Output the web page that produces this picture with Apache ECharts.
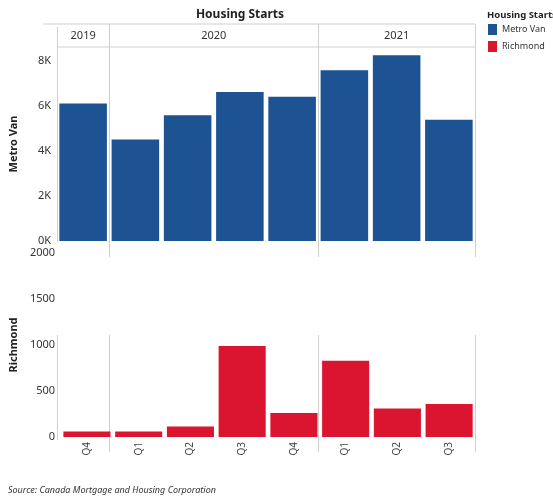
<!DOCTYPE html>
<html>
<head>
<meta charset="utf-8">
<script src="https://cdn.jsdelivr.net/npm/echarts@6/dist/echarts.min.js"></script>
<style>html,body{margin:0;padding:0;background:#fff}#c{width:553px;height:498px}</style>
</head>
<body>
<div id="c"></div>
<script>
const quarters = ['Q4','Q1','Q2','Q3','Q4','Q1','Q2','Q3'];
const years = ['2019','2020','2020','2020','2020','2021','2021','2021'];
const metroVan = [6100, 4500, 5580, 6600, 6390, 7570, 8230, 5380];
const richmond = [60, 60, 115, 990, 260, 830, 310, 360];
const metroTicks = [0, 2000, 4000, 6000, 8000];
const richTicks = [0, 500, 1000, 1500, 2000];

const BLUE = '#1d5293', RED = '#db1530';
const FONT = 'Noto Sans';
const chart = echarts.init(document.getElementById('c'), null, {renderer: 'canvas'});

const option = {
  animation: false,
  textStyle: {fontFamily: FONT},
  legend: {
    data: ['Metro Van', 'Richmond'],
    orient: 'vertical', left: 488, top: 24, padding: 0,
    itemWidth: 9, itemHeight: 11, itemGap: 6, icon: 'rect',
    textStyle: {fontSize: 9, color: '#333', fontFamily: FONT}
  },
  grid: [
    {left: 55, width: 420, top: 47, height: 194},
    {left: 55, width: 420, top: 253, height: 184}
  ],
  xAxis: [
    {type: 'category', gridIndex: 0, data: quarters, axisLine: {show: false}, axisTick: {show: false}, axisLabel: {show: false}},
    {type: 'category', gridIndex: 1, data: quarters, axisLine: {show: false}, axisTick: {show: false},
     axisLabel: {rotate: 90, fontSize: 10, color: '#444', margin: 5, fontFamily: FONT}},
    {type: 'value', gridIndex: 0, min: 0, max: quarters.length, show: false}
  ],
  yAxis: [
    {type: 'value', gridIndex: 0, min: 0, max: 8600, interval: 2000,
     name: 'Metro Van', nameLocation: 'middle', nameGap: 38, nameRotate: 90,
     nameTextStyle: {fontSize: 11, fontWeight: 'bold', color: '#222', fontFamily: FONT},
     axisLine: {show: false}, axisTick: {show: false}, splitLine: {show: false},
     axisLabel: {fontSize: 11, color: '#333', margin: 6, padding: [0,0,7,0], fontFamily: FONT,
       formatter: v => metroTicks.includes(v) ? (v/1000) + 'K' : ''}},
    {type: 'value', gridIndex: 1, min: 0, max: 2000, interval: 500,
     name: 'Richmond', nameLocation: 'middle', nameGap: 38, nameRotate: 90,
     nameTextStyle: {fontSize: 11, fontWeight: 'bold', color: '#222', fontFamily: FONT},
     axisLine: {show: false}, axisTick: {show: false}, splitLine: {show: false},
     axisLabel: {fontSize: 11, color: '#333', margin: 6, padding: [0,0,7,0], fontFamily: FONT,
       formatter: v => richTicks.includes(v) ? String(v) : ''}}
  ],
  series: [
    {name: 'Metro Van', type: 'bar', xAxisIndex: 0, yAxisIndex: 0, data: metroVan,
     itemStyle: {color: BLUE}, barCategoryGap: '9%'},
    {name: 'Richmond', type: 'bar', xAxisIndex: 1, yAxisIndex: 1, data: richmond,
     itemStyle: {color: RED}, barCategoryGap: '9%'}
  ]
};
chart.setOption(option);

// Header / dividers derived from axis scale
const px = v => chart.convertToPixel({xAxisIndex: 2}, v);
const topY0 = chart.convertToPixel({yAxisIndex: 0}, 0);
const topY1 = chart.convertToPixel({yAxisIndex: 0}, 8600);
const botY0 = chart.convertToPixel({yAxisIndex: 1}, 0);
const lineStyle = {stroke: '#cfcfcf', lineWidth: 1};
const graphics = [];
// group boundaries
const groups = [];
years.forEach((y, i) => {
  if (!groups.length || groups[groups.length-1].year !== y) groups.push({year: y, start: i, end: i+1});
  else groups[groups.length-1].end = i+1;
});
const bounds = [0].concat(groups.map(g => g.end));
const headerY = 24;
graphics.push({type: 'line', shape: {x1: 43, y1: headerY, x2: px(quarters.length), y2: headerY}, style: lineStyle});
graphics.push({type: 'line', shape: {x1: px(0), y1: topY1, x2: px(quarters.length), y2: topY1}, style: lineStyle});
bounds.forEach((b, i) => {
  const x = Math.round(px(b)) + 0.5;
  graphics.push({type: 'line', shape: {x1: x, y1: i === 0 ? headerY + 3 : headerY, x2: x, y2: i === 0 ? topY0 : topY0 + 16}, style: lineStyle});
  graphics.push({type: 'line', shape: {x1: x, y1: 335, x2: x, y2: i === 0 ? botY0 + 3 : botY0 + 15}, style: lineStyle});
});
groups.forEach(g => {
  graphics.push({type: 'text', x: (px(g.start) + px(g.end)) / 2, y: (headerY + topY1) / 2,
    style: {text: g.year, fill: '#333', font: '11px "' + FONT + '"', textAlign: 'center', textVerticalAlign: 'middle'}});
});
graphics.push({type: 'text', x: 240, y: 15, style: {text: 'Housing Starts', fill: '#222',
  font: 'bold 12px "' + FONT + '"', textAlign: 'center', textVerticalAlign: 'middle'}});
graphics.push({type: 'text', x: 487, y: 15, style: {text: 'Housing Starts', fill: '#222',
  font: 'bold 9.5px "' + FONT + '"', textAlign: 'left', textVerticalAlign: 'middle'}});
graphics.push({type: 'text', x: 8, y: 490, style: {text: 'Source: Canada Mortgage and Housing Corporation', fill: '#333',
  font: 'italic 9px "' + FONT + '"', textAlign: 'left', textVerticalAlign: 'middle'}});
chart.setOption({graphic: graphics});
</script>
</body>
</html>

= = = = =

What is required:
Go through the listing above and quote it exactly, apart from its images.

Task answer:
Output the web page that produces this picture with Apache ECharts.
<!DOCTYPE html>
<html>
<head>
<meta charset="utf-8">
<script src="https://cdn.jsdelivr.net/npm/echarts@6/dist/echarts.min.js"></script>
<style>html,body{margin:0;padding:0;background:#fff}#c{width:553px;height:498px}</style>
</head>
<body>
<div id="c"></div>
<script>
const quarters = ['Q4','Q1','Q2','Q3','Q4','Q1','Q2','Q3'];
const years = ['2019','2020','2020','2020','2020','2021','2021','2021'];
const metroVan = [6100, 4500, 5580, 6600, 6390, 7570, 8230, 5380];
const richmond = [60, 60, 115, 990, 260, 830, 310, 360];
const metroTicks = [0, 2000, 4000, 6000, 8000];
const richTicks = [0, 500, 1000, 1500, 2000];

const BLUE = '#1d5293', RED = '#db1530';
const FONT = 'Noto Sans';
const chart = echarts.init(document.getElementById('c'), null, {renderer: 'canvas'});

const option = {
  animation: false,
  textStyle: {fontFamily: FONT},
  legend: {
    data: ['Metro Van', 'Richmond'],
    orient: 'vertical', left: 488, top: 24, padding: 0,
    itemWidth: 9, itemHeight: 11, itemGap: 6, icon: 'rect',
    textStyle: {fontSize: 9, color: '#333', fontFamily: FONT}
  },
  grid: [
    {left: 55, width: 420, top: 47, height: 194},
    {left: 55, width: 420, top: 253, height: 184}
  ],
  xAxis: [
    {type: 'category', gridIndex: 0, data: quarters, axisLine: {show: false}, axisTick: {show: false}, axisLabel: {show: false}},
    {type: 'category', gridIndex: 1, data: quarters, axisLine: {show: false}, axisTick: {show: false},
     axisLabel: {rotate: 90, fontSize: 10, color: '#444', margin: 5, fontFamily: FONT}},
    {type: 'value', gridIndex: 0, min: 0, max: quarters.length, show: false}
  ],
  yAxis: [
    {type: 'value', gridIndex: 0, min: 0, max: 8600, interval: 2000,
     name: 'Metro Van', nameLocation: 'middle', nameGap: 38, nameRotate: 90,
     nameTextStyle: {fontSize: 11, fontWeight: 'bold', color: '#222', fontFamily: FONT},
     axisLine: {show: false}, axisTick: {show: false}, splitLine: {show: false},
     axisLabel: {fontSize: 11, color: '#333', margin: 6, padding: [0,0,7,0], fontFamily: FONT,
       formatter: v => metroTicks.includes(v) ? (v/1000) + 'K' : ''}},
    {type: 'value', gridIndex: 1, min: 0, max: 2000, interval: 500,
     name: 'Richmond', nameLocation: 'middle', nameGap: 38, nameRotate: 90,
     nameTextStyle: {fontSize: 11, fontWeight: 'bold', color: '#222', fontFamily: FONT},
     axisLine: {show: false}, axisTick: {show: false}, splitLine: {show: false},
     axisLabel: {fontSize: 11, color: '#333', margin: 6, padding: [0,0,7,0], fontFamily: FONT,
       formatter: v => richTicks.includes(v) ? String(v) : ''}}
  ],
  series: [
    {name: 'Metro Van', type: 'bar', xAxisIndex: 0, yAxisIndex: 0, data: metroVan,
     itemStyle: {color: BLUE}, barCategoryGap: '9%'},
    {name: 'Richmond', type: 'bar', xAxisIndex: 1, yAxisIndex: 1, data: richmond,
     itemStyle: {color: RED}, barCategoryGap: '9%'}
  ]
};
chart.setOption(option);

// Header / dividers derived from axis scale
const px = v => chart.convertToPixel({xAxisIndex: 2}, v);
const topY0 = chart.convertToPixel({yAxisIndex: 0}, 0);
const topY1 = chart.convertToPixel({yAxisIndex: 0}, 8600);
const botY0 = chart.convertToPixel({yAxisIndex: 1}, 0);
const lineStyle = {stroke: '#cfcfcf', lineWidth: 1};
const graphics = [];
// group boundaries
const groups = [];
years.forEach((y, i) => {
  if (!groups.length || groups[groups.length-1].year !== y) groups.push({year: y, start: i, end: i+1});
  else groups[groups.length-1].end = i+1;
});
const bounds = [0].concat(groups.map(g => g.end));
const headerY = 24;
graphics.push({type: 'line', shape: {x1: 43, y1: headerY, x2: px(quarters.length), y2: headerY}, style: lineStyle});
graphics.push({type: 'line', shape: {x1: px(0), y1: topY1, x2: px(quarters.length), y2: topY1}, style: lineStyle});
bounds.forEach((b, i) => {
  const x = Math.round(px(b)) + 0.5;
  graphics.push({type: 'line', shape: {x1: x, y1: i === 0 ? headerY + 3 : headerY, x2: x, y2: i === 0 ? topY0 : topY0 + 16}, style: lineStyle});
  graphics.push({type: 'line', shape: {x1: x, y1: 335, x2: x, y2: i === 0 ? botY0 + 3 : botY0 + 15}, style: lineStyle});
});
groups.forEach(g => {
  graphics.push({type: 'text', x: (px(g.start) + px(g.end)) / 2, y: (headerY + topY1) / 2,
    style: {text: g.year, fill: '#333', font: '11px "' + FONT + '"', textAlign: 'center', textVerticalAlign: 'middle'}});
});
graphics.push({type: 'text', x: 240, y: 15, style: {text: 'Housing Starts', fill: '#222',
  font: 'bold 12px "' + FONT + '"', textAlign: 'center', textVerticalAlign: 'middle'}});
graphics.push({type: 'text', x: 487, y: 15, style: {text: 'Housing Starts', fill: '#222',
  font: 'bold 9.5px "' + FONT + '"', textAlign: 'left', textVerticalAlign: 'middle'}});
graphics.push({type: 'text', x: 8, y: 490, style: {text: 'Source: Canada Mortgage and Housing Corporation', fill: '#333',
  font: 'italic 9px "' + FONT + '"', textAlign: 'left', textVerticalAlign: 'middle'}});
chart.setOption({graphic: graphics});
</script>
</body>
</html>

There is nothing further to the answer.